Only the lines from the line containing "Clone this chart in seaborn and matplotlib." to the line containing "plt.rcParams['font.family'] = ['Lato', 'DejaVu", with both of those lines, are to be repeated exactly. Leave the images out.

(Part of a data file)
■ ■ ■ ■ ■ ■ ■

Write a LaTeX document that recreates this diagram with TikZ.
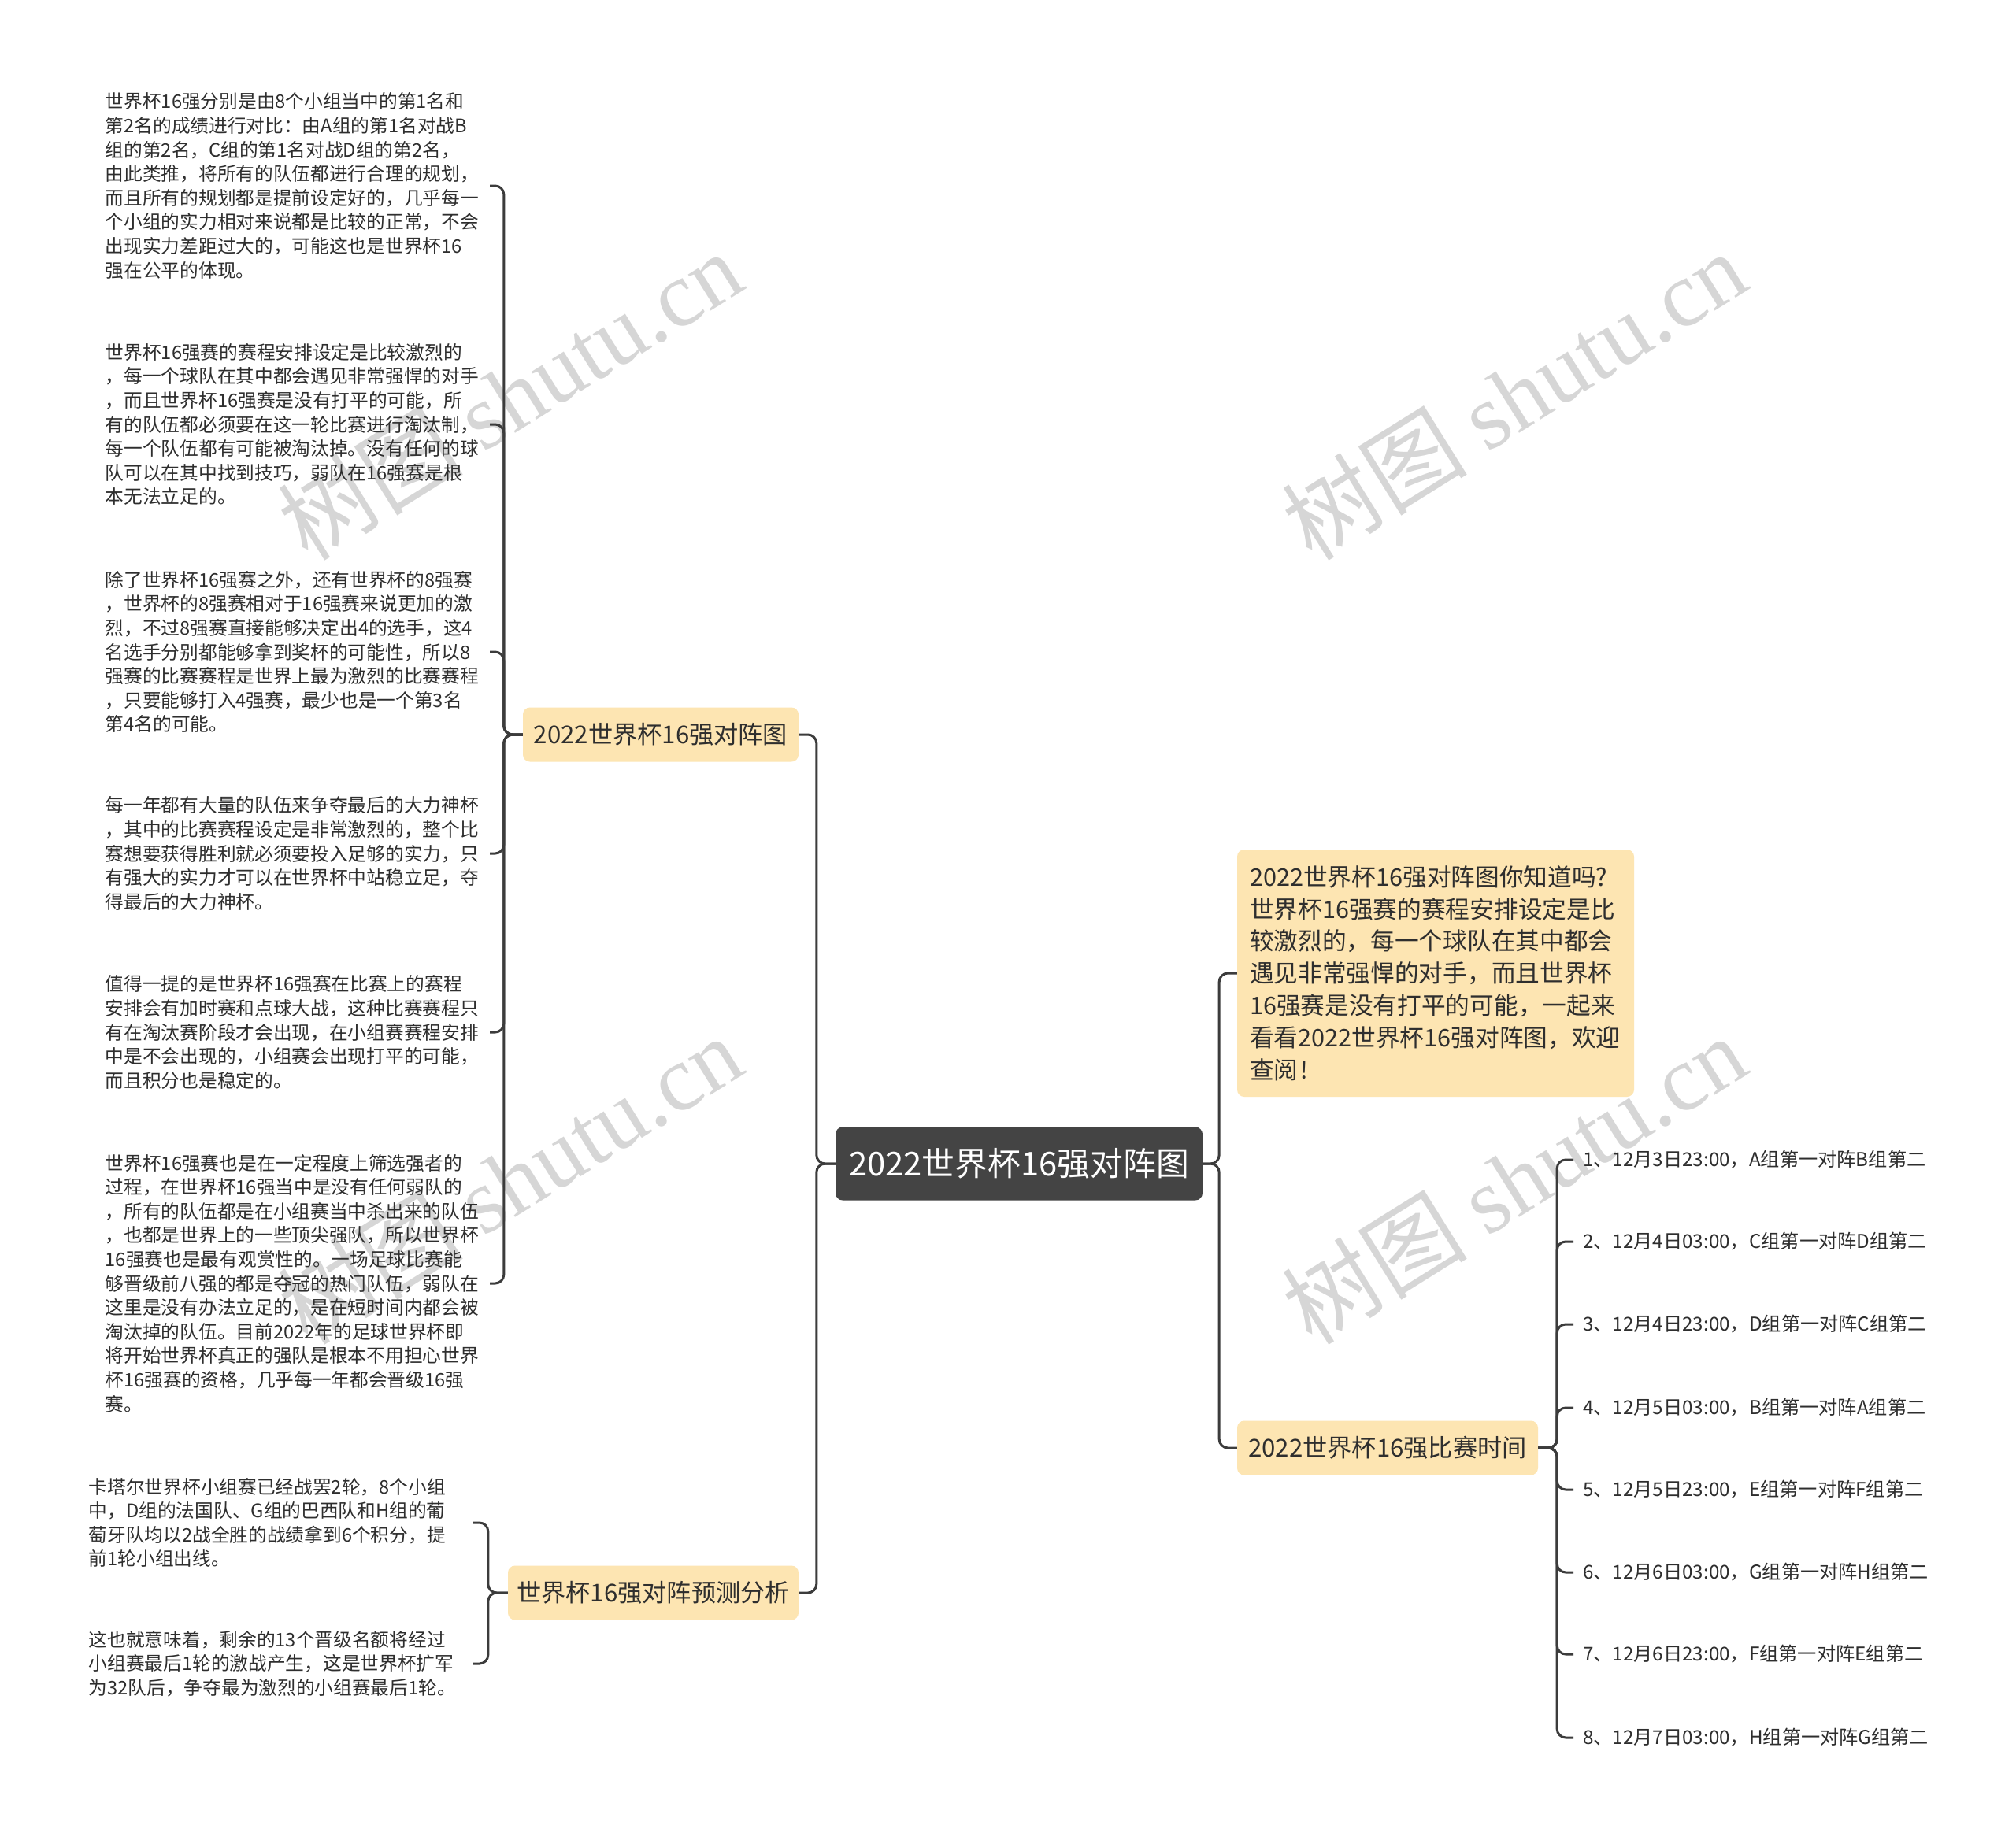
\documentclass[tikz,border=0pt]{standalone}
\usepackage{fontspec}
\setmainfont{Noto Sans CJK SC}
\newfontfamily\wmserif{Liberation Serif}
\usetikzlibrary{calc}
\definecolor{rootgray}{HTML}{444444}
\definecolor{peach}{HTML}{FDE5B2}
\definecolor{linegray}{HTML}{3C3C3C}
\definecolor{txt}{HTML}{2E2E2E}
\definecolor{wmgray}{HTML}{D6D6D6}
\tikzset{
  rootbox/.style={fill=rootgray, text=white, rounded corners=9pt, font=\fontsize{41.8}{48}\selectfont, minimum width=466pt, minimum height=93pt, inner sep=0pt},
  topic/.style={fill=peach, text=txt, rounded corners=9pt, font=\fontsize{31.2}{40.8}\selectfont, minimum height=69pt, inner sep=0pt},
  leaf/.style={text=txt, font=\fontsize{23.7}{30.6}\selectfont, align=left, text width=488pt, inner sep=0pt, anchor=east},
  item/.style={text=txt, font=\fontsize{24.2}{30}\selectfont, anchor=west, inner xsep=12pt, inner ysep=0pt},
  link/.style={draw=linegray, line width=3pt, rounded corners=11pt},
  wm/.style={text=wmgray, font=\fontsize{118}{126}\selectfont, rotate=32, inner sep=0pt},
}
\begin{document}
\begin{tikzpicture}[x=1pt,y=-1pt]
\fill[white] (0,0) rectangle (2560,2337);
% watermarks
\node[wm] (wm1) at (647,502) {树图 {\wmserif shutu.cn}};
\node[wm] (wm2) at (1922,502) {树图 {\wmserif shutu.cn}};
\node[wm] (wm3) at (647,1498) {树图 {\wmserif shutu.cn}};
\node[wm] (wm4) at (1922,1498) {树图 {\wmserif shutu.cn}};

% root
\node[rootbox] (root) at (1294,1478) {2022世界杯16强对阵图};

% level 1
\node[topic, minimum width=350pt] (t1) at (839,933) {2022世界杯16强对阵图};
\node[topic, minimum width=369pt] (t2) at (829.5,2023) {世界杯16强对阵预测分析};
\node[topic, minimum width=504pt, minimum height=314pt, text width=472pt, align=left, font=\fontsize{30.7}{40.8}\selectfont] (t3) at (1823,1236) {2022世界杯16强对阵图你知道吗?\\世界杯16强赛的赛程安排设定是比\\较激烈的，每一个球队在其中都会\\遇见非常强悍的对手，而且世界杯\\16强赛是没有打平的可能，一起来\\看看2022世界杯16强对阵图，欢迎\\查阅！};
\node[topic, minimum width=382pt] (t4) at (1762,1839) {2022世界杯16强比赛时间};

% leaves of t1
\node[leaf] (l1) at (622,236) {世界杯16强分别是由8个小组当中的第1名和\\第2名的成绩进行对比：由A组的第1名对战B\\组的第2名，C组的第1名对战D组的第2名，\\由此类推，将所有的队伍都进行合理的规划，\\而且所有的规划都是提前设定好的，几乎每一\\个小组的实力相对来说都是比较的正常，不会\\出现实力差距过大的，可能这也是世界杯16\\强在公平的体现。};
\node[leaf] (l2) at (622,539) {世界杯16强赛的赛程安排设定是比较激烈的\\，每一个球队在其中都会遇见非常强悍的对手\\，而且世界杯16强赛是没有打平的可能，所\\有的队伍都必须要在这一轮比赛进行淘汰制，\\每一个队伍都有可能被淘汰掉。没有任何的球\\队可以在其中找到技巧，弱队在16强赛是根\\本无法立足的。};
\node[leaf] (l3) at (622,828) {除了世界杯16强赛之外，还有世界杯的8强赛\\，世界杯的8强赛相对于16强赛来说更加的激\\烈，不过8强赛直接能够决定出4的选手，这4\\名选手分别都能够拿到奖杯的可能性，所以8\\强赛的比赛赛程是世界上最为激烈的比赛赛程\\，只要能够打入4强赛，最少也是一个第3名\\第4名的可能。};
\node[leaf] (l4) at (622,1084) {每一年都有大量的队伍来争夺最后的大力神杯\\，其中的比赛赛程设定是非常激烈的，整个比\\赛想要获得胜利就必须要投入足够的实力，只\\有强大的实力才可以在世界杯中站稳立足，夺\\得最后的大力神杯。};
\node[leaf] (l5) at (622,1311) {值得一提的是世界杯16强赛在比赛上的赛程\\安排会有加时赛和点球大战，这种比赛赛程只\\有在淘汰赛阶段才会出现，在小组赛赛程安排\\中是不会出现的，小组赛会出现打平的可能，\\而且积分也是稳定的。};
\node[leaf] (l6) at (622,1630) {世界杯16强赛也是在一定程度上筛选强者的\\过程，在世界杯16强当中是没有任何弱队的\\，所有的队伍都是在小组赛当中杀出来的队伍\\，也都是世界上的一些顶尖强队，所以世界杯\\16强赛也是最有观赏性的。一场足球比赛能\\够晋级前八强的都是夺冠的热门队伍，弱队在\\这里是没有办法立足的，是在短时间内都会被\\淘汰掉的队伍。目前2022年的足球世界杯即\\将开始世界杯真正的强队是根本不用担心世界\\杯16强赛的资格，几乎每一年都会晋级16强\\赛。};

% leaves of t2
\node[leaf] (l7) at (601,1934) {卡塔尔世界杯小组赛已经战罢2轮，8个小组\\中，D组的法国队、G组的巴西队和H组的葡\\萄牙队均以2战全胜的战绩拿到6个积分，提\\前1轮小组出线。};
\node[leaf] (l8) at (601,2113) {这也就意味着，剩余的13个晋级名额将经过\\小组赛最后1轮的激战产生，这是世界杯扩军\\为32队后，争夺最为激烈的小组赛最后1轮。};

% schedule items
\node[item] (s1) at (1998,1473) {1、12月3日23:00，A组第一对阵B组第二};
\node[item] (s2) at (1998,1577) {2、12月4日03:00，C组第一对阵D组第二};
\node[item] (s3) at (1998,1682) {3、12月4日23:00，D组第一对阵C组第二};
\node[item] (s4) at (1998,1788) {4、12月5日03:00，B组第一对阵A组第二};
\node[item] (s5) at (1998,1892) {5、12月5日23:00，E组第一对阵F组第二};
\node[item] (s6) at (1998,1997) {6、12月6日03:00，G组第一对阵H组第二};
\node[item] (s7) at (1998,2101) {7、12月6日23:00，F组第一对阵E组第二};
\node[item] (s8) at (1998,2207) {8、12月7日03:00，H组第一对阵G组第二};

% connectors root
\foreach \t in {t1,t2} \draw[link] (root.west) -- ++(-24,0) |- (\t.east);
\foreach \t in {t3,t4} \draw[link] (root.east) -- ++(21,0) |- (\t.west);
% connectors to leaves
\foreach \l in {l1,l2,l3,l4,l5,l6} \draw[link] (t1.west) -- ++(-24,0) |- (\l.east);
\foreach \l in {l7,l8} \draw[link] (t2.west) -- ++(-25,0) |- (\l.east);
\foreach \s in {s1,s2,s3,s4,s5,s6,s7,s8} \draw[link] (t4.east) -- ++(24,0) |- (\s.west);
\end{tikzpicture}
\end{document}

■ ■ ■ ■ ■ ■ ■

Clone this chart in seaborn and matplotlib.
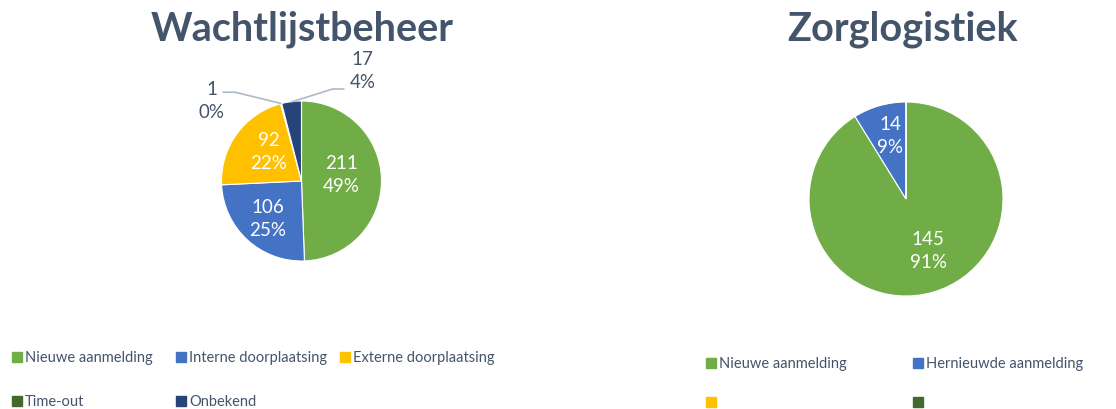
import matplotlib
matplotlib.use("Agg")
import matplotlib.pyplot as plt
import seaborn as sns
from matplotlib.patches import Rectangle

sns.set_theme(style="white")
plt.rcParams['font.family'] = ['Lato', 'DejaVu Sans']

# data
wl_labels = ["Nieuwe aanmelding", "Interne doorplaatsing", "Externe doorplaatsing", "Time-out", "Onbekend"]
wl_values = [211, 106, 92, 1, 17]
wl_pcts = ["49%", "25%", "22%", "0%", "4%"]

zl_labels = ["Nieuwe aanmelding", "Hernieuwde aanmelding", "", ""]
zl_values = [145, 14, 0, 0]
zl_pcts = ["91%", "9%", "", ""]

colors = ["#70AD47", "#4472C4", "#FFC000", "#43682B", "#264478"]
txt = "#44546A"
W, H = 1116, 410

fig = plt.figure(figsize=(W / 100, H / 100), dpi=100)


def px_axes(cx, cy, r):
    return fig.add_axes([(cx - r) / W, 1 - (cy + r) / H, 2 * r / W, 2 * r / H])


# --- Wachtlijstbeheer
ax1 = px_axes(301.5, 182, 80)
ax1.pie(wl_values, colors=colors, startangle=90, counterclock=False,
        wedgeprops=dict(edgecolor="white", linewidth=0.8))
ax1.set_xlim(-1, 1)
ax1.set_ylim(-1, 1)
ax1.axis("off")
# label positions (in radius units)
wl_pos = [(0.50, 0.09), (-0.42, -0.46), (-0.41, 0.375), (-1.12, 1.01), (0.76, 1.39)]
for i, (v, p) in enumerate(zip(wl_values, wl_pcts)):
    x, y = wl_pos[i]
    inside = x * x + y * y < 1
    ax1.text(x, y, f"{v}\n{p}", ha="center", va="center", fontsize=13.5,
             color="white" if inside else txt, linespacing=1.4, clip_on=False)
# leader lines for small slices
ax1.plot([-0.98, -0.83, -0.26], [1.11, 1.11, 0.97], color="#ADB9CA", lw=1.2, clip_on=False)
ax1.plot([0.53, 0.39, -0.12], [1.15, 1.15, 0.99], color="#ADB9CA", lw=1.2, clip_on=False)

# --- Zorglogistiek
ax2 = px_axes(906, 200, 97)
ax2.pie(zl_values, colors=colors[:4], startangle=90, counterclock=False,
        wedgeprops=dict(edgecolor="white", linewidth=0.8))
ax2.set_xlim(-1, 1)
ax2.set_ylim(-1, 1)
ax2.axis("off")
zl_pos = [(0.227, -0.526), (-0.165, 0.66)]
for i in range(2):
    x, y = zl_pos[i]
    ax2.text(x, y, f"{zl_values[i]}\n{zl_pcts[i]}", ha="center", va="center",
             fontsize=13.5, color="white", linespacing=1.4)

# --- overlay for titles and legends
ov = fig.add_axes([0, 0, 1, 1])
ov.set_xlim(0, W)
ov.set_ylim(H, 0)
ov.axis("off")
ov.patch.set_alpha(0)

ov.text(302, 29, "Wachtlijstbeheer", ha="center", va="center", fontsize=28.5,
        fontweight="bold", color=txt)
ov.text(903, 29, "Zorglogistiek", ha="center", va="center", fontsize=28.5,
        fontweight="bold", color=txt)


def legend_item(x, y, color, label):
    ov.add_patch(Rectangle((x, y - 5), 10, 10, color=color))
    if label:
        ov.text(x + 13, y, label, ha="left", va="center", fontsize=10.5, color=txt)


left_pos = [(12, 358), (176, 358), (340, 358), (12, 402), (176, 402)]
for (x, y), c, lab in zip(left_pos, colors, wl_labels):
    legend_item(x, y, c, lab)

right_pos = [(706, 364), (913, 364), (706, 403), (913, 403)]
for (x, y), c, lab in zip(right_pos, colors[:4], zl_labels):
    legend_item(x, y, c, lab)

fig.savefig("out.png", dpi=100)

■ ■ ■ ■ ■ ■ ■

_Task output_
Clone this chart in seaborn and matplotlib.
import matplotlib
matplotlib.use("Agg")
import matplotlib.pyplot as plt
import seaborn as sns
from matplotlib.patches import Rectangle

sns.set_theme(style="white")
plt.rcParams['font.family'] = ['Lato', 'DejaVu Sans']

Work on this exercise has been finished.